Future policies may offer a more even balance between reader and writer precedence.
PREFER_READERS
Readers get preference. This may starve writers.
PREFER_WRITERS
Writers get preference. This may starve readers.
this(Policy policy = Policy.PREFER_WRITERS);
Initializes a read/write mutex object with the supplied policy.
Parameters:
Policy policy The policy to use.
Throws:
SyncError on error.
@property Policy policy();
Gets the policy used by this mutex.
Returns:
The policy used by this mutex.
@property Reader reader();
Gets an object representing the reader lock for the associated mutex.
Returns:
A reader sub-mutex.
@property Writer writer();
Gets an object representing the writer lock for the associated mutex.
Returns:
A writer sub-mutex.
class Reader: object.Object.Monitor;
This class can be considered a mutex in its own right, and is used to negotiate a read lock for the enclosing mutex.
this();
Initializes a read/write mutex reader proxy object.
@trusted void lock();
Acquires a read lock on the enclosing mutex.
@trusted void unlock();
Releases a read lock on the enclosing mutex.
bool tryLock();
Attempts to acquire a read lock on the enclosing mutex. If one can be obtained without blocking, the lock is acquired and true is returned. If not, the lock is not acquired and false is returned.
Returns:
true if the lock was acquired and false if not.

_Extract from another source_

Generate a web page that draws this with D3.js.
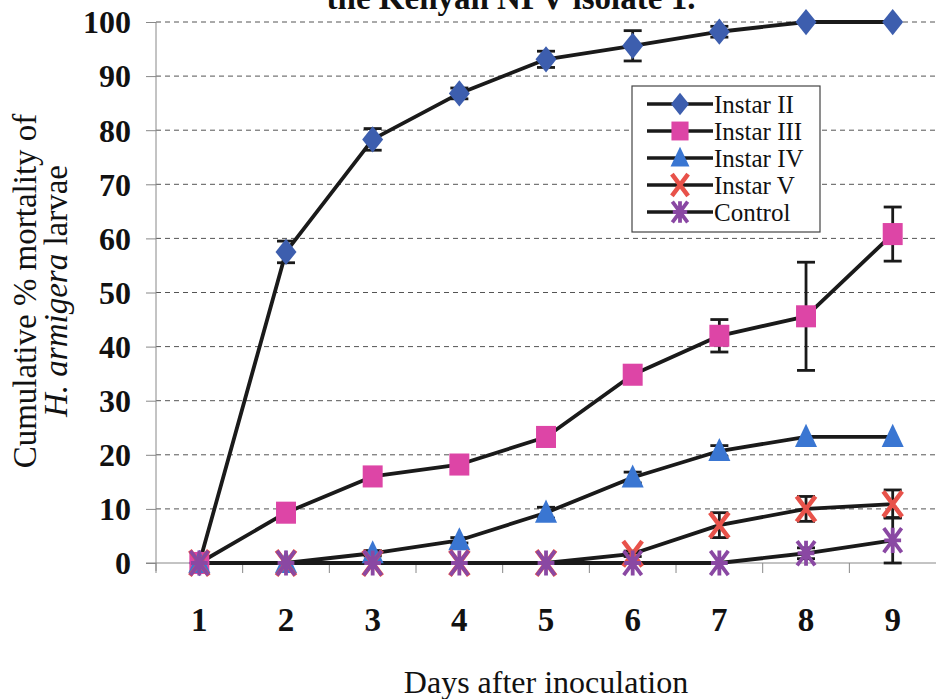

class Writer: object.Object.Monitor;
This class can be considered a mutex in its own right, and is used to negotiate a write lock for the enclosing mutex.
this();
Initializes a read/write mutex writer proxy object.
@trusted void lock();
Acquires a write lock on the enclosing mutex.
@trusted void unlock();
Releases a write lock on the enclosing mutex.
bool tryLock();
Attempts to acquire a write lock on the enclosing mutex. If one can be obtained without blocking, the lock is acquired and true is returned. If not, the lock is not acquired and false is returned.
Returns:
true if the lock was acquired and false if not.